A different cause, having to do with a distinctive Chinese understanding of alliance politics, seems to account for the emergence of alliance proposals at a time of Chinese strength. China, according to this logic, needs to construct alliances when its power is equal to or stronger than that of its alliance partners, and when it is not significantly weaker than the balancing target. Chinese analysts have learned that in previous alliances with the Soviet Union and the United States, China, as the weaker partner, was at a disadvantage, especially in its relationship with the Soviet Union. They would thus prefer a reverse asymmetry in future alliances, with China as the stronger side, or at least a structure of equality. It is argued that an alliance with Russia, for example, would pose no risk for China, since Chinese power now rivals Russia’s and is likely to overshadow it in future.29 (This is even more true of alliances with other, weaker countries.) Analysts also believe that China’s present capabilities will make alliance an effective and consequential strategy to counterbalance US power, unlike, say, during the early 1990s, when external balancing might have made little difference due to China’s material weakness. In this sense, the new thinking on alliances is emboldened by China’s enhanced power position after three decades of impressive economic growth. It seems that, to many Chinese analysts, achieving the No. 2 rank in terms of global power is the threshold past which external balancing begins to make sense, as the country is not significantly weaker than the No. 1 country against which it will balance, and is stronger than the rest, with which it might ally.

three schools

  1. An analysis of the structure of China’s foreign-policy debates helps to further clarify the place of the alliance idea in the intellectual spectrum, which is currently dominated by three schools of thought. The first school, which might be called the ‘status quo’ school, continues to insist on the validity and applicability of the tao guang yang hui orthodoxy. But this is now a minority view, mainly held by a small number of former foreign-policy officials who have deeply internalized the established principles of the Deng era. Most contemporary officials and policymakers now recognize that the Deng orthodoxy requires modification, if not yet rejection.
  1. More influential within the intellectual community are two other schools of thought that both suggest revising the Deng orthodoxy, but in different and sometimes contradictory ways. One school, which might be called ‘cooperative revisionism’, holds that the Deng orthodoxy of a low-profile and defensive approach geared mainly toward the United States and the West needs to be revised, in accordance with changed international environments and domestic contexts, toward a more proactive approach in furthering foreign cooperation and managing new challenges. The general direction should be toward ‘peaceful development’ (which eventually became the catchphrase of Chinese foreign policy during the Hu Jintao era after the much-discussed ‘peaceful rise’ and ‘harmonious world’ for-mulations39), rather than revolution or confrontation.

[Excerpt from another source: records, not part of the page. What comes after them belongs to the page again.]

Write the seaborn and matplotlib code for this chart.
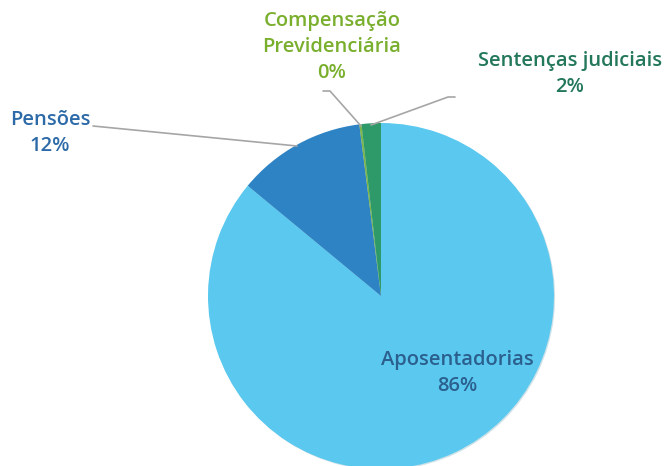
import matplotlib
matplotlib.use('Agg')
import matplotlib.pyplot as plt
import seaborn as sns

categories = ['Aposentadorias', 'Pensões', 'Compensação\nPrevidenciária', 'Sentenças judiciais']
shares = [86.0, 12.0, 0.2, 1.8]
pct_labels = ['86%', '12%', '0%', '2%']
slice_colors = ['#5BC9EF', '#2E83C4', '#7AB648', '#2E9A6A']
text_colors = ['#2B5F8E', '#2D6AA8', '#7AAF2E', '#23775A']

sns.set_theme(style='white')
plt.rcParams['font.family'] = ['Open Sans', 'DejaVu Sans']

W, H = 667, 466
fig = plt.figure(figsize=(W / 100, H / 100), dpi=100)
ax = fig.add_axes([0, 0, 1, 1])

center = (381, H - 296)
radius = 173
wedges, _ = ax.pie(shares, colors=slice_colors, startangle=90, counterclock=False,
                   center=center, radius=radius,
                   wedgeprops={'linewidth': 0},
                   shadow={'ox': 0.8, 'oy': -0.8, 'shade': 0.3, 'alpha': 0.25})
ax.set_xlim(0, W)
ax.set_ylim(0, H)
ax.set_aspect('equal')
ax.axis('off')

# label positions (pixel coords from top-left) and leader lines
text_pos = [(457, 373), (50, 133), (332, 47), (570, 74)]
leaders = [None,
           [(93, 126), (297, 146)],
           [(323, 91), (330, 91), (361, 126)],
           [(455, 97), (448, 97), (371, 125)]]

for i, cat in enumerate(categories):
    x, y = text_pos[i]
    ax.text(x, H - y, f'{cat}\n{pct_labels[i]}', ha='center', va='center',
            fontsize=14.5, fontweight='semibold', color=text_colors[i],
            linespacing=1.38)
    if leaders[i]:
        xs = [p[0] for p in leaders[i]]
        ys = [H - p[1] for p in leaders[i]]
        ax.plot(xs, ys, color='#A6A6A6', lw=1.2, zorder=5)

fig.savefig('out.png', dpi=100)
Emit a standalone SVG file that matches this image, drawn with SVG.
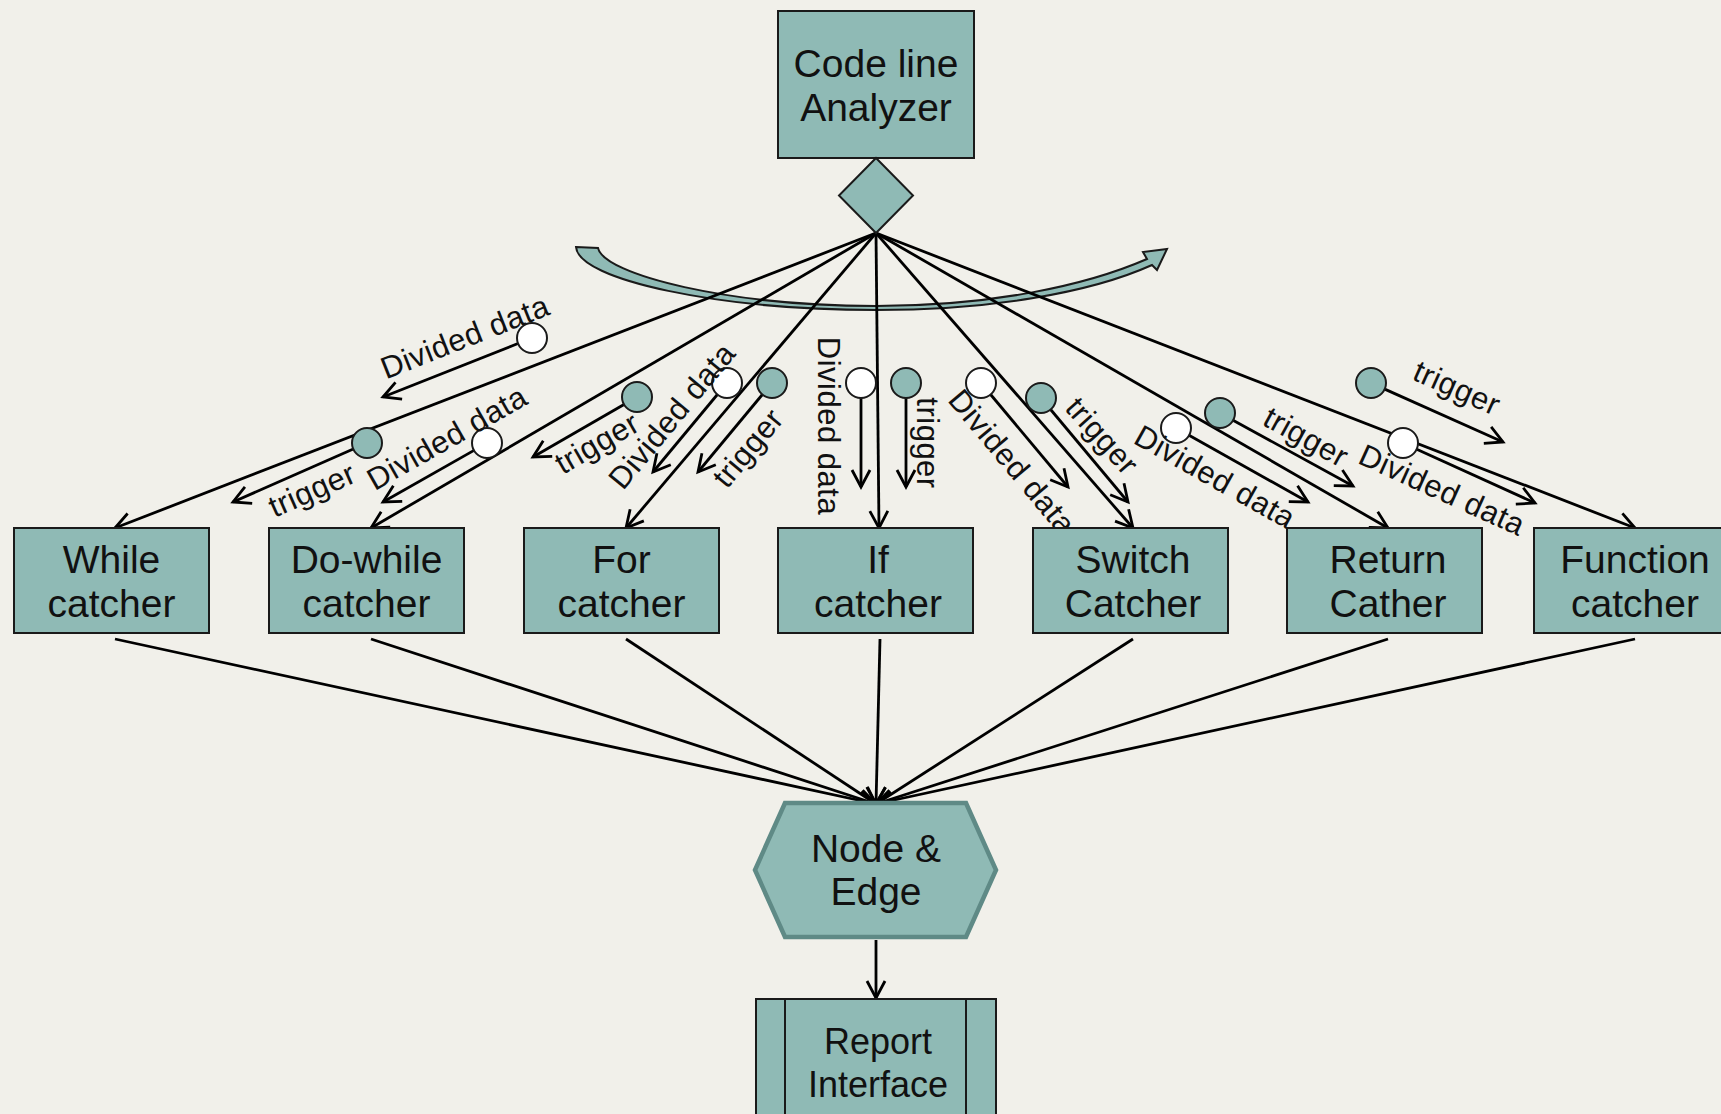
<svg xmlns="http://www.w3.org/2000/svg" width="1721" height="1114" viewBox="0 0 1721 1114">
  <style>
    .box { fill: #8fbab5; stroke: #1a1a1a; stroke-width: 2; }
    .t { font-family: "Liberation Sans", Arial, sans-serif; font-size: 39px; fill: #111; text-anchor: middle; }
    .lbl { font-family: "Liberation Sans", Arial, sans-serif; font-size: 31px; fill: #111; text-anchor: middle; dominant-baseline: central; letter-spacing: 0.5px; }
    .con { fill: none; stroke: #000; stroke-width: 2.8; marker-end: url(#arr); }
    .stick { fill: none; stroke: #000; stroke-width: 2.8; marker-end: url(#arr); }
    .trig { fill: #8fbab5; stroke: #1a1a1a; stroke-width: 2; }
    .data { fill: #ffffff; stroke: #1a1a1a; stroke-width: 2; }
  </style>
  <defs>
    <marker id="arr" markerUnits="userSpaceOnUse" markerWidth="30" markerHeight="30" viewBox="-22 -15 30 30" refX="0" refY="0" orient="auto">
      <path d="M -17,-9 L 0,0 L -17,9" fill="none" stroke="#000" stroke-width="2.8" stroke-linejoin="miter"/>
    </marker>
  </defs>

  <rect x="0" y="0" width="1721" height="1114" fill="#f1f0ea"/>

  <!-- curved arrow decoration -->
  <path id="curved-arrow" d="M 576,247 L 598,248 C 604,275 730,306 876,306 C 990,306 1085,286 1147,259 L 1143,252 L 1167,249 L 1157,270 L 1152,265 C 1090,293 990,310 876,310 C 720,310 578,280 576,247 Z" fill="#8fbab5" stroke="#1a1a1a" stroke-width="2"/>

  <g id="connectors">
    <line class="con" x1="876" y1="233" x2="115" y2="528"/>
    <line class="con" x1="876" y1="233" x2="371" y2="528"/>
    <line class="con" x1="876" y1="233" x2="626" y2="528"/>
    <line class="con" x1="876" y1="233" x2="879" y2="528"/>
    <line class="con" x1="876" y1="233" x2="1133" y2="528"/>
    <line class="con" x1="876" y1="233" x2="1388" y2="528"/>
    <line class="con" x1="876" y1="233" x2="1635" y2="528"/>

    <line class="con" x1="115" y1="639" x2="876" y2="804"/>
    <line class="con" x1="371" y1="639" x2="876" y2="804"/>
    <line class="con" x1="626" y1="639" x2="876" y2="804"/>
    <line class="con" x1="880" y1="639" x2="876" y2="804"/>
    <line class="con" x1="1133" y1="639" x2="876" y2="804"/>
    <line class="con" x1="1388" y1="639" x2="876" y2="804"/>
    <line class="con" x1="1635" y1="639" x2="876" y2="804"/>

    <line class="con" x1="876" y1="940" x2="876" y2="998"/>
  </g>

  <g id="messages">
    <g id="m1"><line class="stick" x1="518" y1="343.5" x2="383" y2="397"/><circle class="data" cx="532" cy="338" r="15"/><text class="lbl" transform="translate(465,337) rotate(-21.6)">Divided data</text></g>
    <g id="m2"><line class="stick" x1="353.3" y1="449" x2="233" y2="502"/><circle class="trig" cx="367" cy="443" r="15"/><text class="lbl" transform="translate(312,490) rotate(-23.8)">trigger</text></g>
    <g id="m3"><line class="stick" x1="474" y1="450.4" x2="383" y2="502"/><circle class="data" cx="487" cy="443" r="15"/><text class="lbl" transform="translate(447,438) rotate(-29.6)">Divided data</text></g>
    <g id="m4"><line class="stick" x1="624" y1="404.5" x2="533" y2="457"/><circle class="trig" cx="637" cy="397" r="15"/><text class="lbl" transform="translate(597,443) rotate(-30)">trigger</text></g>
    <g id="m5"><line class="stick" x1="717.4" y1="394.5" x2="653" y2="472"/><circle class="data" cx="727" cy="383" r="15"/><text class="lbl" transform="translate(672,416) rotate(-50.3)">Divided data</text></g>
    <g id="m6"><line class="stick" x1="762.4" y1="394.5" x2="698" y2="472"/><circle class="trig" cx="772" cy="383" r="15"/><text class="lbl" transform="translate(748,448) rotate(-50.3)">trigger</text></g>
    <g id="m7"><line class="stick" x1="861" y1="398" x2="861" y2="487"/><circle class="data" cx="861" cy="383" r="15"/><text class="lbl" transform="translate(828,426) rotate(90)">Divided data</text></g>
    <g id="m8"><line class="stick" x1="906" y1="398" x2="906" y2="487"/><circle class="trig" cx="906" cy="383" r="15"/><text class="lbl" transform="translate(927,443) rotate(90)">trigger</text></g>
    <g id="m9"><line class="stick" x1="990.6" y1="394.5" x2="1068" y2="487"/><circle class="data" cx="981" cy="383" r="15"/><text class="lbl" transform="translate(1012,462) rotate(50)">Divided data</text></g>
    <g id="m10"><line class="stick" x1="1050.6" y1="409.5" x2="1128" y2="502"/><circle class="trig" cx="1041" cy="398" r="15"/><text class="lbl" transform="translate(1102,436) rotate(48)">trigger</text></g>
    <g id="m11"><line class="stick" x1="1189" y1="435.3" x2="1308" y2="502"/><circle class="data" cx="1176" cy="428" r="15"/><text class="lbl" transform="translate(1215,477) rotate(29.3)">Divided data</text></g>
    <g id="m12"><line class="stick" x1="1233" y1="420.2" x2="1353" y2="486"/><circle class="trig" cx="1220" cy="413" r="15"/><text class="lbl" transform="translate(1306,437) rotate(28.8)">trigger</text></g>
    <g id="m13"><line class="stick" x1="1416.7" y1="449.2" x2="1535" y2="503"/><circle class="data" cx="1403" cy="443" r="15"/><text class="lbl" transform="translate(1442,490) rotate(24.4)">Divided data</text></g>
    <g id="m14"><line class="stick" x1="1384.7" y1="389.1" x2="1503" y2="442"/><circle class="trig" cx="1371" cy="383" r="15"/><text class="lbl" transform="translate(1457,388) rotate(24)">trigger</text></g>
  </g>

  <g id="analyzer">
    <rect class="box" x="778" y="11" width="196" height="147"/>
    <text class="t" x="876" y="77">Code line</text>
    <text class="t" x="876" y="121">Analyzer</text>
  </g>
  <g id="decision">
    <polygon class="box" points="876,158 913,195.5 876,233 839,195.5"/>
  </g>

  <g id="while">
    <rect class="box" x="14" y="528" width="195" height="105"/>
    <text class="t" x="111.5" y="573">While</text>
    <text class="t" x="111.5" y="617">catcher</text>
  </g>
  <g id="dowhile">
    <rect class="box" x="269" y="528" width="195" height="105"/>
    <text class="t" x="366.5" y="573">Do-while</text>
    <text class="t" x="366.5" y="617">catcher</text>
  </g>
  <g id="for">
    <rect class="box" x="524" y="528" width="195" height="105"/>
    <text class="t" x="621.5" y="573">For</text>
    <text class="t" x="621.5" y="617">catcher</text>
  </g>
  <g id="if">
    <rect class="box" x="778" y="528" width="195" height="105"/>
    <text class="t" x="878" y="573">If</text>
    <text class="t" x="878" y="617">catcher</text>
  </g>
  <g id="switch">
    <rect class="box" x="1033" y="528" width="195" height="105"/>
    <text class="t" x="1133" y="573">Switch</text>
    <text class="t" x="1133" y="617">Catcher</text>
  </g>
  <g id="return">
    <rect class="box" x="1287" y="528" width="195" height="105"/>
    <text class="t" x="1388" y="573">Return</text>
    <text class="t" x="1388" y="617">Cather</text>
  </g>
  <g id="function">
    <rect class="box" x="1534" y="528" width="195" height="105"/>
    <text class="t" x="1635" y="573">Function</text>
    <text class="t" x="1635" y="617">catcher</text>
  </g>

  <g id="node-edge">
    <polygon points="785,803 966,803 996,870 966,937 785,937 755,870" fill="#8fbab5" stroke="#5f8a86" stroke-width="4.5" stroke-linejoin="miter"/>
    <text class="t" x="876" y="862">Node &amp;</text>
    <text class="t" x="876" y="905">Edge</text>
  </g>

  <g id="report">
    <rect class="box" x="756" y="999" width="240" height="140"/>
    <line x1="785" y1="999" x2="785" y2="1139" stroke="#1a1a1a" stroke-width="2"/>
    <line x1="966" y1="999" x2="966" y2="1139" stroke="#1a1a1a" stroke-width="2"/>
    <text class="t" x="878" y="1054" style="font-size:36px">Report</text>
    <text class="t" x="878" y="1097" style="font-size:36px">Interface</text>
  </g>
</svg>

This is probably the dominant thinking among intellectuals; certainly, it prevails in policymaking, and thus represents the mainstream in China today.
  1. In contrast, the other revisionist school, which might be called ‘assertive revisionism’, would see the Deng orthodoxy replaced by a more assertive and confrontational stance. On China’s US policy, for example, while the cooperative revisionists would continue to seek strategic cooperation with Washington, the assertive revisionists would prefer that China free itself from its ‘American obsession’, a bias said to influence at least some Chinese policymaking that casts the United States as the top priority, thus limiting policy latitude and strategic vision. Members of this school would not baulk at confronting the United States were the need to arise. Indeed, some now think the United States can and should be challenged; the question is when and how.